Scan the following material for the string "with" and copy each line in which it appears.

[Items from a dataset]
>> Start

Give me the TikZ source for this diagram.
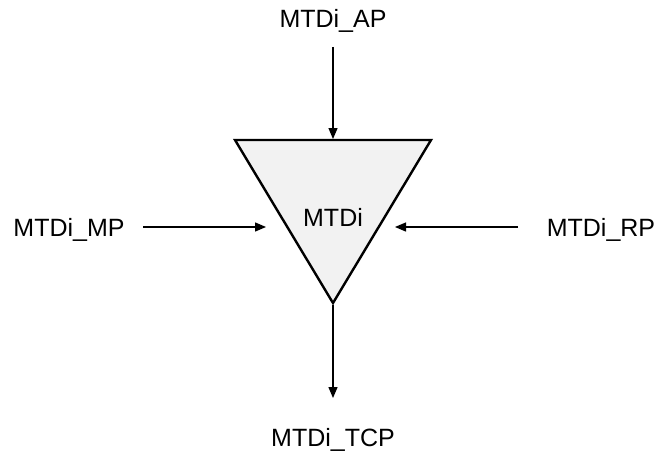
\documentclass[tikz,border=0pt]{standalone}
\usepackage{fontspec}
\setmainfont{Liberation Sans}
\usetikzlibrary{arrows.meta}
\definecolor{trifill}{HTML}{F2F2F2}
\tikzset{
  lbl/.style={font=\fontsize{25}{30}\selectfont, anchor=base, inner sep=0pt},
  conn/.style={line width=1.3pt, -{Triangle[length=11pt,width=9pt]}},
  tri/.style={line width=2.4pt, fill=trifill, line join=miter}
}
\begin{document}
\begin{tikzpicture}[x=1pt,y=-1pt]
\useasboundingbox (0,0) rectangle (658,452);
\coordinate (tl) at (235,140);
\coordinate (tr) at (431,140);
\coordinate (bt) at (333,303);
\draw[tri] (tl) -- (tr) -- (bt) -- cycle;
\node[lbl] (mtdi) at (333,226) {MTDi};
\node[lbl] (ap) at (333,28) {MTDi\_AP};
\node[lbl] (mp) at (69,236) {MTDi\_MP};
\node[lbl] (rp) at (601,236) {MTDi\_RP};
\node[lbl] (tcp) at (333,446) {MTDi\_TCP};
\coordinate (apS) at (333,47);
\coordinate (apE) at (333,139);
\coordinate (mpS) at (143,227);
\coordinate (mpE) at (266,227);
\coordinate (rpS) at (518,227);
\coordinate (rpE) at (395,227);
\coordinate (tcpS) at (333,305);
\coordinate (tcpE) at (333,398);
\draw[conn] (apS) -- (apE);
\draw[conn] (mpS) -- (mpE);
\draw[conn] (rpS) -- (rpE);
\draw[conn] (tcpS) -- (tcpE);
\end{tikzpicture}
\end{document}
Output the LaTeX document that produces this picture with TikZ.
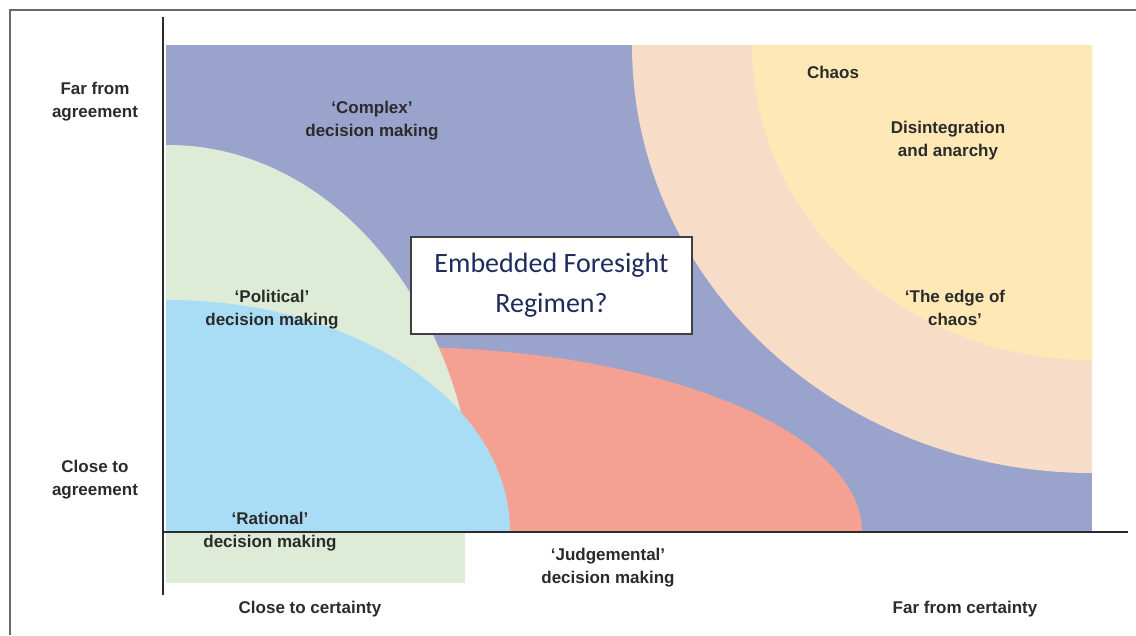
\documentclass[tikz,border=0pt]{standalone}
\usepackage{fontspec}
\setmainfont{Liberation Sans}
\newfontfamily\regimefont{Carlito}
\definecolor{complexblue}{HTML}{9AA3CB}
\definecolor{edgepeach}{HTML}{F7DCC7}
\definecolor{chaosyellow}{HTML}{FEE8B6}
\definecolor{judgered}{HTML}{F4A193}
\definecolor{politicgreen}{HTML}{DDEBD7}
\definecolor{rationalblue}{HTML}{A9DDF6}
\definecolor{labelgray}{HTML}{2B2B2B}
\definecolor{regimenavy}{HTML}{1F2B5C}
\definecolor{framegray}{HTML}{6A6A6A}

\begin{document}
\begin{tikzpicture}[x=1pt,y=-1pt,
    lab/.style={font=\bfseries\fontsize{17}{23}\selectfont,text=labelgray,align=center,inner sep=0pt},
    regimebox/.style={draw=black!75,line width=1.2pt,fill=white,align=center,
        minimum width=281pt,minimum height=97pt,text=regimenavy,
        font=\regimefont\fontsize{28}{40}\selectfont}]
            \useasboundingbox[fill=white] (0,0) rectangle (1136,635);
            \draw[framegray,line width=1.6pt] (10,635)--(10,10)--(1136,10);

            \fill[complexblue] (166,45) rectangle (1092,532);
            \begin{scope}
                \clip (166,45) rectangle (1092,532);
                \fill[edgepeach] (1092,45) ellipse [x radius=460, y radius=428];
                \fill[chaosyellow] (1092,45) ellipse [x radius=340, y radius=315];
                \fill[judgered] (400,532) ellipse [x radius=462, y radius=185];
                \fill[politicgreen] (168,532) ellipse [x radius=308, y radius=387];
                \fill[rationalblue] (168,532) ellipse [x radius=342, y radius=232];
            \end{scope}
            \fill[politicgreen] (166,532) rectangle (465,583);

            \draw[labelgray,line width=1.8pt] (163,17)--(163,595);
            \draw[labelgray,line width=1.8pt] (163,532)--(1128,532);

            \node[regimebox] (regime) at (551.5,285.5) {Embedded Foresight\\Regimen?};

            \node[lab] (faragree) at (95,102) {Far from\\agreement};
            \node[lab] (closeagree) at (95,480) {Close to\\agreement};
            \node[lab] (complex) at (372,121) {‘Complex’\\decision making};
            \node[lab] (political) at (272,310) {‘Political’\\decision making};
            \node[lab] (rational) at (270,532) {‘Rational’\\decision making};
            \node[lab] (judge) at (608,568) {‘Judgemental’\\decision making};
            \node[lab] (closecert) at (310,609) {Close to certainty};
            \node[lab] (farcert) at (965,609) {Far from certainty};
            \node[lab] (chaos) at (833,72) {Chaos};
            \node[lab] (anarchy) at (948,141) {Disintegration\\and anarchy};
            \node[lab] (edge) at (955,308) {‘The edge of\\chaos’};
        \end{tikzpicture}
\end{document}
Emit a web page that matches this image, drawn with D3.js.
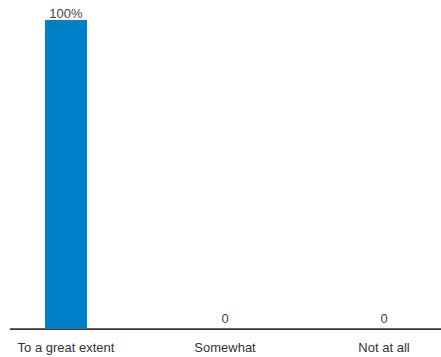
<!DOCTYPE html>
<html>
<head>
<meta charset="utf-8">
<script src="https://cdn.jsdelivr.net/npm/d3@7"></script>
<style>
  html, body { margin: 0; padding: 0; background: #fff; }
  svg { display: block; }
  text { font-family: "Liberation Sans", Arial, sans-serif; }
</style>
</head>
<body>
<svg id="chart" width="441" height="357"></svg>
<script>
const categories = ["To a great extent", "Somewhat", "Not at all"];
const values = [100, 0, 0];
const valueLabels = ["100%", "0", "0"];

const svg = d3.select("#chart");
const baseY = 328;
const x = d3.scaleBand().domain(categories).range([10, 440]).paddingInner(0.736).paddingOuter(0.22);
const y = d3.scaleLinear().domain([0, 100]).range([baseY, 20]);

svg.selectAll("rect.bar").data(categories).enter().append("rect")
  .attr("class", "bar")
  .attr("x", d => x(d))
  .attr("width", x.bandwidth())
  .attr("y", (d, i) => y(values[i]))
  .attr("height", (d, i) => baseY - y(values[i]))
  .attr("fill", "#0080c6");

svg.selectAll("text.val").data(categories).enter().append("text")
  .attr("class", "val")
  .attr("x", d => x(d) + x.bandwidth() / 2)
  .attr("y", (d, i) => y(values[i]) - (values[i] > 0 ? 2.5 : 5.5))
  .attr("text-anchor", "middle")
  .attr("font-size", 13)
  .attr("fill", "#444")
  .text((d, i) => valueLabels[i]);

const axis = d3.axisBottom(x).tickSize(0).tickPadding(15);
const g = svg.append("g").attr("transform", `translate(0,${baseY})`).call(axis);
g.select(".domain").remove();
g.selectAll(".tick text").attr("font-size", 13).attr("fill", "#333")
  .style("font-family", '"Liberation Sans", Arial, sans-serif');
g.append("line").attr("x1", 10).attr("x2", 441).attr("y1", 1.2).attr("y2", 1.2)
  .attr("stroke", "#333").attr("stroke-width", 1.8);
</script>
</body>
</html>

>> End
>> Start

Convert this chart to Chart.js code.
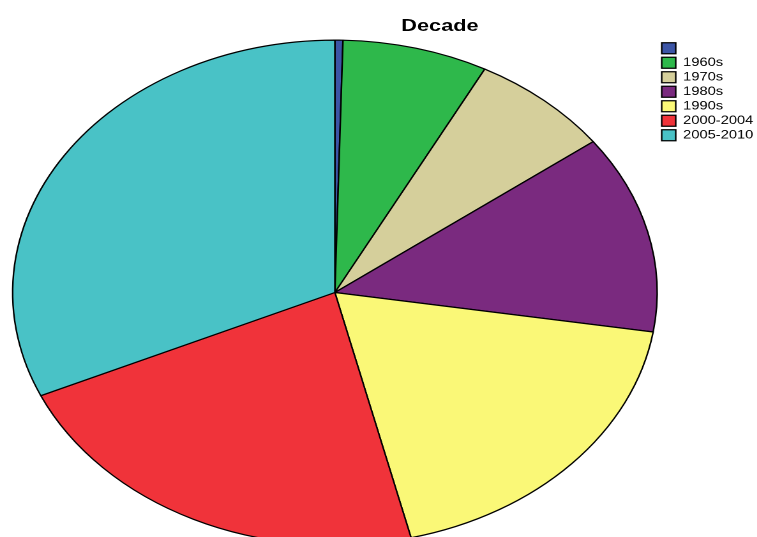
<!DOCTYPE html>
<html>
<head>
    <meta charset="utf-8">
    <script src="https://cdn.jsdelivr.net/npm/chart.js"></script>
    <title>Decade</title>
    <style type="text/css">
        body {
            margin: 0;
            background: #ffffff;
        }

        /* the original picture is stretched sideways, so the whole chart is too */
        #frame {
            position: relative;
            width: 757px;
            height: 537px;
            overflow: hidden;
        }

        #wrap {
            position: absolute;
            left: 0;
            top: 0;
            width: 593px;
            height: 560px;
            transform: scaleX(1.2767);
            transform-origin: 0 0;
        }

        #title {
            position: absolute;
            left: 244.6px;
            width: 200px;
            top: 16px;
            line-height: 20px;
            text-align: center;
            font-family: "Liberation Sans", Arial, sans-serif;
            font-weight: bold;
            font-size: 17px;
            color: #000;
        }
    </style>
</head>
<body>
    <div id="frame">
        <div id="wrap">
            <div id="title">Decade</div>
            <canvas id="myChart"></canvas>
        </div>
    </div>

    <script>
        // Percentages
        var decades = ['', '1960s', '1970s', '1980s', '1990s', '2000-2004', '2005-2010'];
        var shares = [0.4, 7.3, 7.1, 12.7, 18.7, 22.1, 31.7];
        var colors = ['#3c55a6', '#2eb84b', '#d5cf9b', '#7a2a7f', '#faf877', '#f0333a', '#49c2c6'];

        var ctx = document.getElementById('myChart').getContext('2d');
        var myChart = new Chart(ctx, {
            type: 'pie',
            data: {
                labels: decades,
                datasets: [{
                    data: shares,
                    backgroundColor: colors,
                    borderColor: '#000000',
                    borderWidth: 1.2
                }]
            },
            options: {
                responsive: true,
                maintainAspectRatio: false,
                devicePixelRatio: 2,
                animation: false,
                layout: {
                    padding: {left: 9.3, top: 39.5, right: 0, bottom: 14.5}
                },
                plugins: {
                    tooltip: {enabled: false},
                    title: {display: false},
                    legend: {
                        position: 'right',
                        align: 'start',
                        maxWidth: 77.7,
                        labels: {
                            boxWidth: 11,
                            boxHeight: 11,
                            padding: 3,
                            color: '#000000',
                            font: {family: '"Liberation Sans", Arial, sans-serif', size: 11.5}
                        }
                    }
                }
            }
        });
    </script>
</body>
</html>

>> End

### EXERCISE RESULT
Output the LaTeX document that produces this picture with TikZ.
Emit a web page that matches this image, drawn with D3.js.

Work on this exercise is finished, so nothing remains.